7. Entity Explorer: Tells you what topics are related to a subject/keyword.
Finding a topic:
Look at:
- Current affairs/news
- Trending topics on Twitter
- What your competitors are writing about
- Anecdotes you can share of your own experiences - this is what makes you unique
- Try to react to current affairs and emerging news stories - providing they are relevant.
Title
- Write up to 60 characters (any more will be cut off by Google).
- Try to make it topical and interesting but always choose substance over style. Don’t try to be too clever - you need everyone who sees it to know immediately what to expect.
- Think of the keywords (try to target a particular keyword/phrase you know people are searching for on Google).
- This is the first (and sometimes only thing) people will see - make sure it entices people to click. Clickbait articles are good, e.g. “The one thing all successful leaders have in common…”
Writing
- There is 100% comprehension of sentences with eight words or fewer. This decreases the more you exceed that. Aim for simple, straightforward sentences.
- Paragraphs don’t need to be any more than four sentences/four lines. Any longer than this, and the average web user will switch off and not bother reading.
- Links: ensure at least one internal link to another area of your website is included. Try to include at least one or two external links to authoritative websites in the same industry too. FYI an external link is one that directs people to somewhere other than your website. An internal link is one that directs people to another part of your website, e.g. your services, another blog, contact page etc.
- Blog length – anywhere from 400-2,500 words. Google does tend to prioritise lengthier content (around 1,300 words) when selecting which results appear on the first page, but shorter, easily-consumable content is also very helpful.
- Subheadings should be used whenever possible: this not only helps divide the text and make it easier to read, but it also helps with SEO. Try to use key questions people ask about a particular topic as subheadings, then answer them underneath. A question/answer format tends to perform well with blogs. It’s also worth trying to include keywords/phrases in subheadings.
Blog Structure
Blog Title
Subtitle (H1)
Intro - No more than 3 lines of text. Short, snappy sentence(s). Grip the reader and sway them to keep reading. Don’t include any links here, and make sure you include your keyword.
1st Subheader (H2)
The first subheader should be the most talked-about area/question related to your keyword/blog topic. Include as many paragraphs as necessary, but don’t have over more than 300 words before your next subheader.
2nd Subheader (H2)
Answer another key question or tackle another key subject. Similar structure and length as above.
3rd Subheader (H2)
Answer another key question or tackle another key subject. Similar structure and length as above. Try to answer/tackle at least 3 sub-sections/questions per blog.
Continue in this manner until you feel you’ve covered everything necessary. Blogs should be at least 400 words to have a chance of ranking on Google. Have an image at least for every 300 words.

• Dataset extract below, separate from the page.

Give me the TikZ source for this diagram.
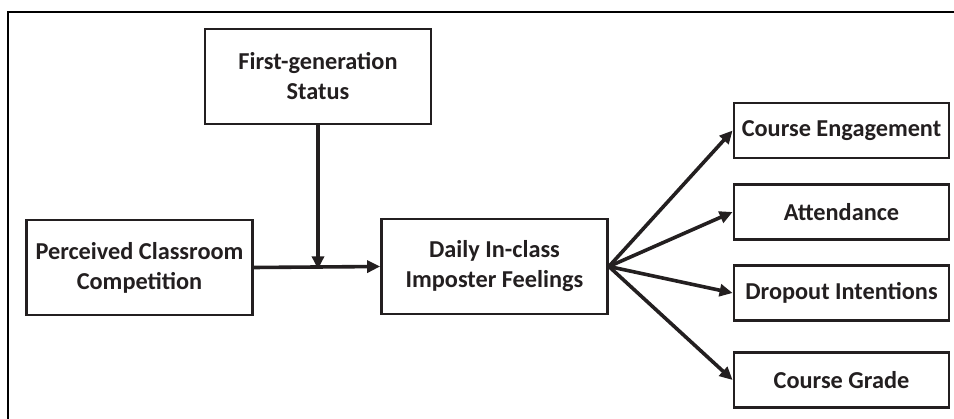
\documentclass[tikz,border=0pt]{standalone}
\usepackage{fontspec}
\setmainfont{Carlito}
\usetikzlibrary{arrows.meta}
\definecolor{ink}{HTML}{231F20}
\begin{document}
\begin{tikzpicture}[x=1pt,y=-1pt,
  box/.style={draw=ink,line width=2.8pt,fill=white,inner sep=0pt,align=center,
    font=\fontsize{24.3}{30}\selectfont\bfseries,text=ink},
  bigbox/.style={box,minimum width=226pt,minimum height=95pt},
  outbox/.style={box,minimum width=215pt,minimum height=55pt},
  conn/.style={draw=ink,line width=3.6pt,-{Triangle[length=13pt,width=12pt]}}]
\useasboundingbox (0,0) rectangle (954,419);
\clip (0,0) rectangle (954,419);
\draw[line width=2.6pt,black] (8,12) rectangle (970,440);
\node[bigbox] (fg) at (318,76.5) {First-generation\\Status};
\node[bigbox] (pc) at (139.5,267.5) {Perceived Classroom\\Competition};
\node[bigbox] (di) at (494.5,266.5) {Daily In-class\\Imposter Feelings};
\node[outbox] (ce) at (841.5,130.5) {Course Engagement};
\node[outbox] (at) at (841.5,212) {Attendance};
\node[outbox] (dr) at (841.5,293) {Dropout Intentions};
\node[outbox] (cg) at (841.5,380) {Course Grade};
\coordinate (src) at (di.east);
\coordinate (mid) at (fg.south |- pc.east);
\draw[conn] (pc.east) -- (di.west);
\draw[conn] (fg.south) -- ([yshift=-1.8pt]mid);
\draw[conn] (src) -- (ce.west);
\draw[conn] (src) -- (at.west);
\draw[conn] (src) -- (dr.west);
\draw[conn] (src) -- (cg.west);
\end{tikzpicture}
\end{document}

Checklist when uploading your blog post to a website:
- Do you have a keyword?
- Is that keyword in your page title, introduction, URL and meta description?
- Do you have a meta description? Is it the right length (Yoast bar should be green). Aim for 150-160 characters.

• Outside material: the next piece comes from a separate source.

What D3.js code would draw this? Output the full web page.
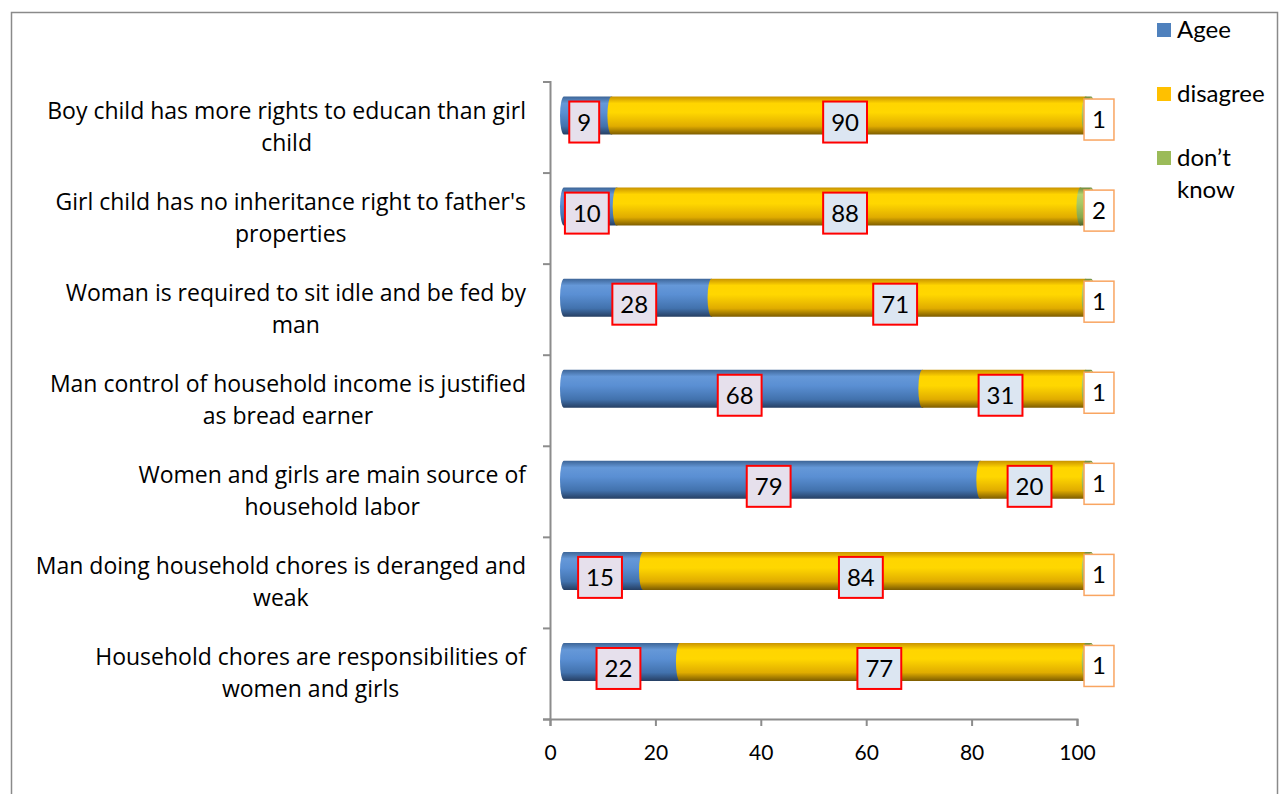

- Is your page title the right length (no more than 60 characters)? The Yoast bar should be green.
- Is your URL slug short and succinct? Don’t have really long, convoluted URLs. In an ideal world, it should just be https://www.<yourwebsiteaddress>/insights-blog-title-goes-here
- Do you have images?
- Or are your images compressed using Squoosh? This reduces the file size of the image so that the page loads quicker. Do your images have alt tags? Are they named appropriately e.g. “Public speaking” Not “IMG8348392”.
- Do you have a featured image? How does it appear on the blog preview? How does it appear when you publish? A featured image is what displays on the Insights page and when sharing on social media.